4. Method of Payment. The consideration to be paid for the shares to be issued upon exercise of the Option, may consist of (1) cash, (2) check, (3) with the consent of the Board or Directors of the Company (“Board”) and to the extent consistent with Applicable Laws, a full recourse promissory note bearing interest (at no less than such rate as shall then preclude the imputation of interest under the Internal Revenue Code) and payable upon such terms as may be prescribed by the Board, (4) other Company shares which (x) in the case of shares acquired from the Company, have been owned by the Executive for more than six (6) months on the date of surrender, and (y) have a fair market value on the date of surrender equal to the aggregate exercise price of the shares as to which such Option shall be exercised, (5) surrendered Shares then issuable upon exercise of the Option having a fair market value on the date of exercise equal to the aggregate exercise price of the Option or exercised portion thereof, (6) property of any kind which constitutes good and valuable consideration, (7) to the extent consistent with applicable laws, delivery of a notice that the Executive has placed a market sell order with a broker with respect to Shares then issuable upon exercise of the Options and that the broker has been directed to pay a sufficient portion of the net proceeds of the sale to the Company in satisfaction of the Option exercise price, provided, that payment of such proceeds is then made to the Company upon settlement of such sale, or (8) any combination of the foregoing methods of payment.
5. Securities Law Compliance.

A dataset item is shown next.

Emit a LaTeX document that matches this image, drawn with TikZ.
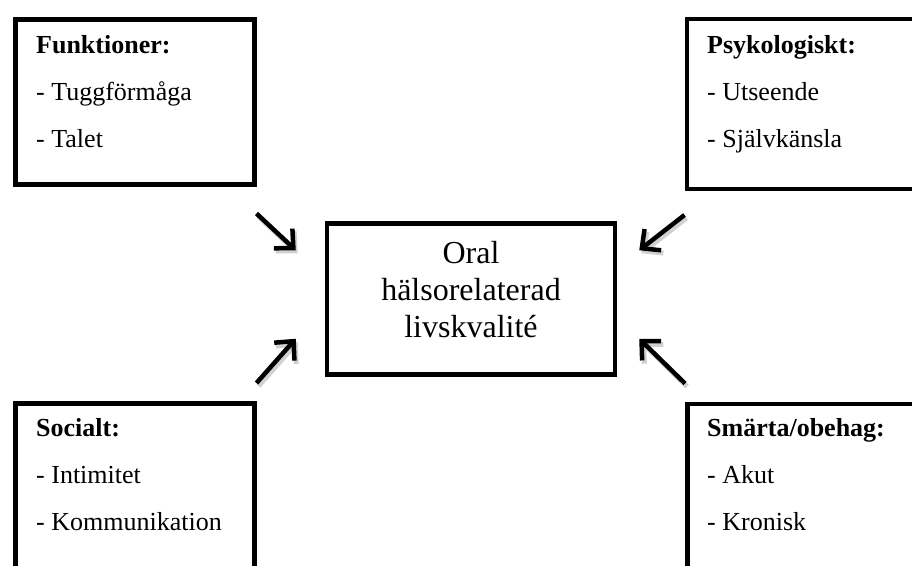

Notwithstanding anything to the contrary contained herein, the Option may not be exercised unless the shares of Common Stock issuable upon such exercise are then registered under applicable securities laws or, if such shares of Common Stock are not then so registered, the Company has determined that such exercise and issuance would be exempt from the registration requirements of applicable securities laws. The exercise of the Option must also comply with other applicable laws and regulations governing the Option, and may not be exercised if the Company determines that such exercise would not be in material compliance with such laws and regulations.

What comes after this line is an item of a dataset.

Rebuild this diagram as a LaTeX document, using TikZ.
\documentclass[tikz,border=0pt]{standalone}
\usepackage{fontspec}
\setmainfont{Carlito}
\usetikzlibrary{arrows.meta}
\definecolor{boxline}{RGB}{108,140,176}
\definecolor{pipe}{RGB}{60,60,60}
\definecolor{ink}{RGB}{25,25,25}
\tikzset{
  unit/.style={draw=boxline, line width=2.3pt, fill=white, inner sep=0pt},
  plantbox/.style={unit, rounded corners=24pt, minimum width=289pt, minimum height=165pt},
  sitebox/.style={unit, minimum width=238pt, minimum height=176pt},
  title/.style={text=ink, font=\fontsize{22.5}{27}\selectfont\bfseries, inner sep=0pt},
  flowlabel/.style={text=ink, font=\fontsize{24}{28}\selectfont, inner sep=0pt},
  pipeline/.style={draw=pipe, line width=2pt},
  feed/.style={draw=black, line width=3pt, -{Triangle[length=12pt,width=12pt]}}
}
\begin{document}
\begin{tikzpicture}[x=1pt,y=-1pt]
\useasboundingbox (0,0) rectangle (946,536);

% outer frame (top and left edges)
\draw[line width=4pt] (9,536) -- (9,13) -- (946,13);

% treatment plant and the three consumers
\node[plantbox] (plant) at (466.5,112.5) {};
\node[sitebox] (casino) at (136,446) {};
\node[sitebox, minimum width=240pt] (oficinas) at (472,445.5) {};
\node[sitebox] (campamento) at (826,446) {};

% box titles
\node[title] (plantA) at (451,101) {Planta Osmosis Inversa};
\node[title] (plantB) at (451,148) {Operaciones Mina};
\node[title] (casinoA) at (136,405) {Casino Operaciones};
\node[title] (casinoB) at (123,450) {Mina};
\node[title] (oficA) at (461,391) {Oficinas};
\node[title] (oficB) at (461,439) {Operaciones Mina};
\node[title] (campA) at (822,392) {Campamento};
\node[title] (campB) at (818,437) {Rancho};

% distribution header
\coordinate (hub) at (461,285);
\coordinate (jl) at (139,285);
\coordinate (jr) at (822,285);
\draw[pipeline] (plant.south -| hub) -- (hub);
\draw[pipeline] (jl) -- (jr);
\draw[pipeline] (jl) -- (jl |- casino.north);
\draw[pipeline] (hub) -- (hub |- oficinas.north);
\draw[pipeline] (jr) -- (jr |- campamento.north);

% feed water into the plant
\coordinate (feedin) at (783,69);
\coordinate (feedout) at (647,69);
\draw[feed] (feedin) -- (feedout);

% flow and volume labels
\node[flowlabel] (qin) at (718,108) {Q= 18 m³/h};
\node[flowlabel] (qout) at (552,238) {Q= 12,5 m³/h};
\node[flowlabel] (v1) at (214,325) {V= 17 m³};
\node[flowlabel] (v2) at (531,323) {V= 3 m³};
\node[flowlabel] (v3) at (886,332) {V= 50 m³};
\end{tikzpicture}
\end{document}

6. Term. Subject to the provisions of this Exhibit A, the Option may be exercised for whole shares of Common Stock at any time after vesting and prior to the earliest to occur of:
6.1 three (3) months after the termination of the Executive’s employment for any reason other than death or Disability;
6.2 twelve (12) months after the Executive’s termination of employment due to Disability or death;
6.3 six (6) years from the Grant Date.
Notwithstanding the foregoing, if the exercise of the Option is prevented within the applicable time periods set forth in Sections 6(a) or (b) is prevented for any reason, your Option shall not expire before the date that is thirty (30) days after the date that you are notified by the Company that the Option is again exercisable, but in any event no later than the “Expiration Date” indicated in Section 6(c).
7. Exercise Procedures. The Option may be exercised after vesting and during its term by delivering of a “Notice of Exercise” (in a form designated by the Company) together with the Exercise Price to the Secretary of the Company, or to such other person as the Company may designate, during regular business hours, together with such additional documents as the Company may then reasonably require. By exercising the Option, the Executive agrees that, as a condition of exercise, the Company may require the Executive to enter into an arrangement providing for the payment to the Company of any tax withholding obligation of the Company arising by reason of exercise of your Option or other applicable events.

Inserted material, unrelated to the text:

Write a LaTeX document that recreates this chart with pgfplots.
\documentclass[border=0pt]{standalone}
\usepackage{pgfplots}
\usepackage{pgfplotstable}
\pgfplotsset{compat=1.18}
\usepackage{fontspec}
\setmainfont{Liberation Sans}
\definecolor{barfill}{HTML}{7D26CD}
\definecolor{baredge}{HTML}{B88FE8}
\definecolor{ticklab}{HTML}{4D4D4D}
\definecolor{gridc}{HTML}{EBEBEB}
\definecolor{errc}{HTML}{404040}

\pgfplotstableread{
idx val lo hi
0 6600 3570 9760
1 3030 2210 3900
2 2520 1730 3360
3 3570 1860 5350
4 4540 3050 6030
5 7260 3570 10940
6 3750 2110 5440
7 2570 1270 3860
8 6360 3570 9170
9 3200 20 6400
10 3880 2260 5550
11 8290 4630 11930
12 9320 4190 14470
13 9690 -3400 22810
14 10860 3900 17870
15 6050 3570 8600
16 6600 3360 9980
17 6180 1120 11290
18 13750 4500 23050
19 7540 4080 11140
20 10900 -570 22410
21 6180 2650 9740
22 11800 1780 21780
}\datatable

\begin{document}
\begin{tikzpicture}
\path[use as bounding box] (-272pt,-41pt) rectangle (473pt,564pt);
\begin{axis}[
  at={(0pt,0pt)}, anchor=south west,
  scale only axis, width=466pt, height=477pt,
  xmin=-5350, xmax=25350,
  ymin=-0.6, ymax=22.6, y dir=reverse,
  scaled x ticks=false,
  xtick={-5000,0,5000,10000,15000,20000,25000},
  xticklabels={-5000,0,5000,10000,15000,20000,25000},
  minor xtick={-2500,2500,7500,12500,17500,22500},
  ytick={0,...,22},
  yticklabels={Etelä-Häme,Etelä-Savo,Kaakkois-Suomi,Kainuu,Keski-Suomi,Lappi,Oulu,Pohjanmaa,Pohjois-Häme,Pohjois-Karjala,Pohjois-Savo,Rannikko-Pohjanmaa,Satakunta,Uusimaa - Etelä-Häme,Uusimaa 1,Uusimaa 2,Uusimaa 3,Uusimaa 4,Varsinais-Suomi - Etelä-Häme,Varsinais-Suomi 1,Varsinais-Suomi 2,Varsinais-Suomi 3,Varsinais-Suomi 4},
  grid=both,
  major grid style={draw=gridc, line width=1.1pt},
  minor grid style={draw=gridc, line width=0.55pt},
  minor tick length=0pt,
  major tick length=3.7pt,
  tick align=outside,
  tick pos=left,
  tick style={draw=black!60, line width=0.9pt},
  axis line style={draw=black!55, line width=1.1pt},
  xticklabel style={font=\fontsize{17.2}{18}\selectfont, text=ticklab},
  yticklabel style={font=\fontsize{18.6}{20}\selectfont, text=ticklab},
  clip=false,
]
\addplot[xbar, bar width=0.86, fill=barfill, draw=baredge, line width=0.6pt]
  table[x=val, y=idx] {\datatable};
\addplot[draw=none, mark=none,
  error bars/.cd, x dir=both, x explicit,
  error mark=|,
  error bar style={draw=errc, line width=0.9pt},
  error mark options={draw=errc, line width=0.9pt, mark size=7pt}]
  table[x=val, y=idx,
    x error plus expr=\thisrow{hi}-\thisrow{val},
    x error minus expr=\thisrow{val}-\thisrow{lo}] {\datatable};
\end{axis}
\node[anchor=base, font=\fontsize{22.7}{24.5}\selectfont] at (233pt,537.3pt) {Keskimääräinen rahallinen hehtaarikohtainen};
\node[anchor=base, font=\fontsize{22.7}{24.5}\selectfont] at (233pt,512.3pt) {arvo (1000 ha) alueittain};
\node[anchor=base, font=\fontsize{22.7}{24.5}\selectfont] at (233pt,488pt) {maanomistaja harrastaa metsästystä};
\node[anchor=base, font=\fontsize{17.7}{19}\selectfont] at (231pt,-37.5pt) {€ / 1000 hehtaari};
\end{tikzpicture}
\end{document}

8. Limitations on Transfer of Options. The Option is not transferable, except by will or by the laws of descent and distribution, and is exercisable during the Executive’s life only by the Executive. By delivering written notice to the Company, in a form satisfactory to the Company, the Executive may designate a third party who, in the event of the Executive’s death, shall thereafter be entitled to exercise the Option.
9. Subdivision or Consolidation. Subject to any required action by shareholders of the Company, the number of shares of Common Stock covered by the Option SAR, and the Exercise Price thereof, shall be proportionately adjusted for any increase or decrease in the number of issued shares of Common Stock of the Company resulting from a subdivision or consolidation of shares, including, but not limited to, a stock split, reverse stock split, recapitalization, continuation or reclassification, or the payment of a stock dividend or any other increase or decrease in the number of such shares effected without receipt of consideration by the Company. Any fraction of a share subject to the Option that would otherwise result from an adjustment pursuant to this Section shall be rounded upward to the next full number of shares without other compensation or consideration to the Executive
10. Capital Transactions. Upon a sale or exchange of all or substantially all of the assets of the Company, a merger or consolidation in which the Company is not the surviving corporation, a merger, reorganization or consolidation in which the Company is the surviving corporation and shareholders of the Company exchange their stock for securities or property, a liquidation of the Company or similar transaction, the Board, in its sole discretion, is hereby authorized to take any one or more of the following actions it determines is appropriate in order to prevent dilution or enlargement of the benefits or potential benefits intended by the Company with respect to the Option or to facilitate such transaction or event:
(a) To provide for either the purchase of any the Option for an amount of cash equal to the amount that could have been obtained upon the exercise of such Option or the replacement of such Option with other rights or property selected by the Board in its sole discretion and in compliance with applicable laws;
(b) To provide that such Option shall be exercisable as to all shares covered thereby, notwithstanding anything to the contrary herein;
(c) To provide that such Option be assumed by the successor or survivor corporation, or a parent or subsidiary thereof, or shall be substituted for by similar options, rights or awards covering the stock of the successor or survivor corporation, or a parent or subsidiary thereof, with appropriate adjustments as to the number and kind of shares and prices;
(d) To make adjustments in the number and type of shares of Common Stock (or other securities or property) subject to the Option and/or in the terms and conditions of (including the Exercise Price) of the Option; or
(e) To provide that immediately upon the consummation of such event, such Option shall not be exercisable and shall terminate; provided, that for a specified period of time prior to such event, such Option shall be exercisable as to all shares covered thereby, notwithstanding anything to the contrary herein.
11. Shareholder Approval. The Supplementary Agreement including the Option and this Exhibit shall be submitted for the approval of the Company’s shareholders within twelve (12) months after the Grant Date to comply with Section 711 of the Amex Company Guide. The Option shall not vest or be exercisable prior to the time when the Plan is approved by the shareholders, and if such approval has not been obtained at the end of said twelve-month period, the Option shall thereupon be canceled and become null and void.